The IRA funding includes an additional $8.45 billion for EQIP, $4.95 billion for RCPP, $3.25 billion for CSP, and $1.4 billion for ACEP. The increased funding levels begin in fiscal year 2023 and build over four years. Additionally, the IRA provides $300 million to quantify carbon sequestration and greenhouse gases (GHG) through the collection and use of field-based data to assess conservation outcomes. Information gained through this effort will be used to improve practices and technical assistance to customers.
NRCS accepts producer applications for its conservation programs year-round, but producers interested in EQIP or CSP should apply by their state’s ranking dates to be considered for funding in the current cycle. Funding is provided through a competitive process and will include an opportunity to address the unmet demand from producers who have previously sought funding for climate-smart conservation activities.
Neonic Legislation in NY Targets Treated Seeds
Manufacturers of neonicotinoids and the growers and applicators who use them are keeping a close eye on legislation in New York state that would ban the planting of corn, soybean and wheat seeds coated with the insecticides, reports Agri-Pulse.
Either through legislation or regulation, a growing number of states – New Jersey and Maine, for example – have in the past few years restricted the use of the products to licensed applicators and banned spraying by homeowners in an effort to protect pollinating insects such as bees. But the New York bill, introduced in the Assembly and the Senate, would specifically prohibit the treated seeds used by row crop farmers, beginning in 2025.
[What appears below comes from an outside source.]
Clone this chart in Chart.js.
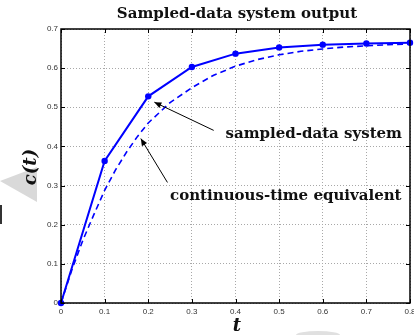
<!DOCTYPE html>
<html>
<head>
<meta charset="utf-8">
<script src="https://cdn.jsdelivr.net/npm/chart.js@4"></script>
<style>
  html, body { margin:0; padding:0; background:#fff; }
  #wrap { width:414px; height:335px; position:relative; }
</style>
</head>
<body>
<div id="wrap"><canvas id="chart" width="414" height="335"></canvas></div>
<script>
// sampled-data output (markers at each sample)
const sampleT = [0, 0.1, 0.2, 0.3, 0.4, 0.5, 0.6, 0.7, 0.8];
const sampleC = [0, 0.363, 0.528, 0.603, 0.637, 0.653, 0.660, 0.663, 0.665];

// continuous-time equivalent (dashed)
const contT = [0, 0.025, 0.05, 0.075, 0.1, 0.125, 0.15, 0.175, 0.2, 0.25, 0.3, 0.35, 0.4, 0.45, 0.5, 0.55, 0.6, 0.65, 0.7, 0.75, 0.8];
const contC = [0, 0.085, 0.16, 0.225, 0.288, 0.34, 0.385, 0.425, 0.46, 0.512, 0.55, 0.582, 0.605, 0.622, 0.634, 0.643, 0.649, 0.654, 0.657, 0.660, 0.662];

const xTicks = [0, 0.1, 0.2, 0.3, 0.4, 0.5, 0.6, 0.7, 0.8];
const yTicks = [0, 0.1, 0.2, 0.3, 0.4, 0.5, 0.6, 0.7];

const titleText = 'Sampled-data system output';
const labelSampled = 'sampled-data system';
const labelCont = 'continuous-time equivalent';

const blue = '#0000ff';
const serif = '"DejaVu Serif", serif';

// extra drawing: box, inward ticks, title, axis names, annotations
const decor = {
  id: 'decor',
  beforeDraw(chart) {
    const ctx = chart.ctx;
    ctx.save();
    // grey smudges seen on the scan
    ctx.fillStyle = '#d9d9d9';
    ctx.beginPath();
    ctx.moveTo(0, 181); ctx.lineTo(37, 167); ctx.lineTo(37, 202); ctx.closePath();
    ctx.fill();
    ctx.fillStyle = '#333';
    ctx.fillRect(0, 205, 2, 19);
    ctx.fillStyle = '#e0e0e0';
    ctx.beginPath();
    ctx.ellipse(318, 335, 22, 4, 0, Math.PI, 2 * Math.PI);
    ctx.fill();
    ctx.restore();
  },
  afterDraw(chart) {
    const ctx = chart.ctx;
    const a = chart.chartArea;
    const xs = chart.scales.x, ys = chart.scales.y;
    ctx.save();

    // inward ticks
    ctx.strokeStyle = '#000';
    ctx.lineWidth = 1;
    ctx.beginPath();
    yTicks.forEach(v => {
      const y = Math.round(ys.getPixelForValue(v)) + 0.5;
      ctx.moveTo(a.left, y); ctx.lineTo(a.left + 4, y);
      ctx.moveTo(a.right, y); ctx.lineTo(a.right - 4, y);
    });
    xTicks.forEach(v => {
      const x = Math.round(xs.getPixelForValue(v)) + 0.5;
      ctx.moveTo(x, a.bottom); ctx.lineTo(x, a.bottom - 4);
      ctx.moveTo(x, a.top); ctx.lineTo(x, a.top + 4);
    });
    ctx.stroke();

    // box
    ctx.lineWidth = 1.5;
    ctx.strokeRect(a.left, a.top, a.right - a.left, a.bottom - a.top);

    // title
    ctx.fillStyle = '#111';
    ctx.textAlign = 'center';
    ctx.textBaseline = 'middle';
    ctx.font = 'bold 15px ' + serif;
    ctx.fillText(titleText, 237, 14);

    // axis names
    ctx.font = 'bold italic 18px ' + serif;
    ctx.fillText('t', 237, 326);
    ctx.save();
    ctx.translate(31, 167);
    ctx.rotate(-Math.PI / 2);
    ctx.fillText('c(t)', 0, 0);
    ctx.restore();

    // annotations
    const px = (t, c) => [xs.getPixelForValue(t), ys.getPixelForValue(c)];
    const arrow = (from, to) => {
      const [x1, y1] = px(from[0], from[1]);
      const [x2, y2] = px(to[0], to[1]);
      ctx.strokeStyle = '#000';
      ctx.fillStyle = '#000';
      ctx.lineWidth = 1;
      ctx.beginPath(); ctx.moveTo(x1, y1); ctx.lineTo(x2, y2); ctx.stroke();
      const ang = Math.atan2(y2 - y1, x2 - x1);
      const L = 7, W = 3;
      ctx.beginPath();
      ctx.moveTo(x2, y2);
      ctx.lineTo(x2 - L * Math.cos(ang) + W * Math.sin(ang), y2 - L * Math.sin(ang) - W * Math.cos(ang));
      ctx.lineTo(x2 - L * Math.cos(ang) - W * Math.sin(ang), y2 - L * Math.sin(ang) + W * Math.cos(ang));
      ctx.closePath();
      ctx.fill();
    };
    arrow([0.350, 0.441], [0.214, 0.513]);
    arrow([0.244, 0.308], [0.183, 0.420]);

    ctx.fillStyle = '#111';
    ctx.font = 'bold 15px ' + serif;
    ctx.textAlign = 'left';
    let p = px(0.377, 0.431);
    ctx.fillText(labelSampled, p[0], p[1]);
    p = px(0.250, 0.273);
    ctx.fillText(labelCont, p[0], p[1]);

    ctx.restore();
  }
};

new Chart(document.getElementById('chart'), {
  type: 'scatter',
  data: {
    datasets: [
      {
        label: 'continuous-time equivalent',
        data: contT.map((t, i) => ({ x: t, y: contC[i] })),
        showLine: true,
        borderColor: blue,
        borderWidth: 1.6,
        borderDash: [6, 4],
        pointRadius: 0,
        tension: 0
      },
      {
        label: 'sampled-data system',
        data: sampleT.map((t, i) => ({ x: t, y: sampleC[i] })),
        showLine: true,
        borderColor: blue,
        backgroundColor: blue,
        borderWidth: 2,
        pointRadius: 3.2,
        pointBorderWidth: 0,
        tension: 0
      }
    ]
  },
  options: {
    responsive: false,
    animation: false,
    clip: false,
    layout: { padding: { top: 29, right: 1, left: 0, bottom: 0 } },
    plugins: { legend: { display: false }, tooltip: { enabled: false }, title: { display: false } },
    scales: {
      x: {
        type: 'linear', min: 0, max: 0.8,
        afterBuildTicks: s => { s.ticks = xTicks.map(v => ({ value: v })); },
        afterFit: s => { s.height = 32; s.paddingRight = 0; s.paddingLeft = 0; },
        grid: { color: '#a8a8a8', drawTicks: false, lineWidth: 1 },
        border: { display: false, dash: [1, 2] },
        ticks: { color: '#333', font: { family: 'Liberation Sans', size: 8 }, padding: 4, maxRotation: 0,
                 callback: v => String(v) }
      },
      y: {
        type: 'linear', min: 0, max: 0.7,
        afterBuildTicks: s => { s.ticks = yTicks.map(v => ({ value: v })); },
        afterFit: s => { s.width = 61; s.paddingTop = 0; s.paddingBottom = 0; },
        grid: { color: '#a8a8a8', drawTicks: false, lineWidth: 1 },
        border: { display: false, dash: [1, 2] },
        ticks: { color: '#333', font: { family: 'Liberation Sans', size: 8 }, padding: 3,
                 callback: v => String(v) }
      }
    }
  },
  plugins: [decor]
});
</script>
</body>
</html>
The bill would specifically prohibit sales starting in 2026 of seeds coated with five neonics – clothianidin, imidacloprid, thiamethoxam, dinotefuran or acetamiprid. It also would allow the New York Department of Environmental Conservation, after consultation with the state Department of Agriculture and Markets, to issue an order “determining that there is a lack of commercially available untreated seed or that compliance would result in undue hardship to agriculture producers.”
“The New York bill has been one that we've been especially keyed in on just because of the risk of the precedent that it might set,” says Max Moncaster, manager of public and government affairs at neonic maker BASF.
If the Birds and Bees Protection Act were to pass, Dan Raichel, acting director of the Pollinator Initiative at the Natural Resources Defense Council said “it would be the first law in the U.S. to address neonic seed treatments.”
EPA Proposes to ‘Modernize’ Pesticide Application Zones
The Hagstrom Report writes that the Environmental Protection Agency (EPA) announced a proposed rule to modernize the pesticide Application Exclusion Zone (AEZ) requirements under the 2015 Agricultural Worker Protection Standard (WPS) in what the agency said was “reaffirming the agency’s commitment to protecting farmworkers, pesticide handlers, their families, and agricultural communities from pesticide exposure during National Pesticide Safety Education Month.”
The proposed rule is open for comment for 30 days.
Among the changes, the revised standard included a new provision requiring agricultural employers to keep workers and all other individuals out of an area called the AEZ during outdoor pesticide applications. The AEZ is the area surrounding an ongoing pesticide application that people must not enter to avoid exposure. An AEZ moves with the equipment during applications to protect farmworkers and bystanders that could be contacted by pesticides.
The agency is also proposing to reinstate several provisions from the 2015 WPS to strengthen protections for farmworkers and bystanders including: applying the AEZ beyond an establishment’s boundaries; and when individuals are within easements (such as easement for utility workers to access telephone lines); and establishing AEZ distances for ground-based spray applications of 25 feet for medium or larger sprays when sprayed from a height greater than 12 inches from the soil surface or planting medium; and 100 feet for fine sprays.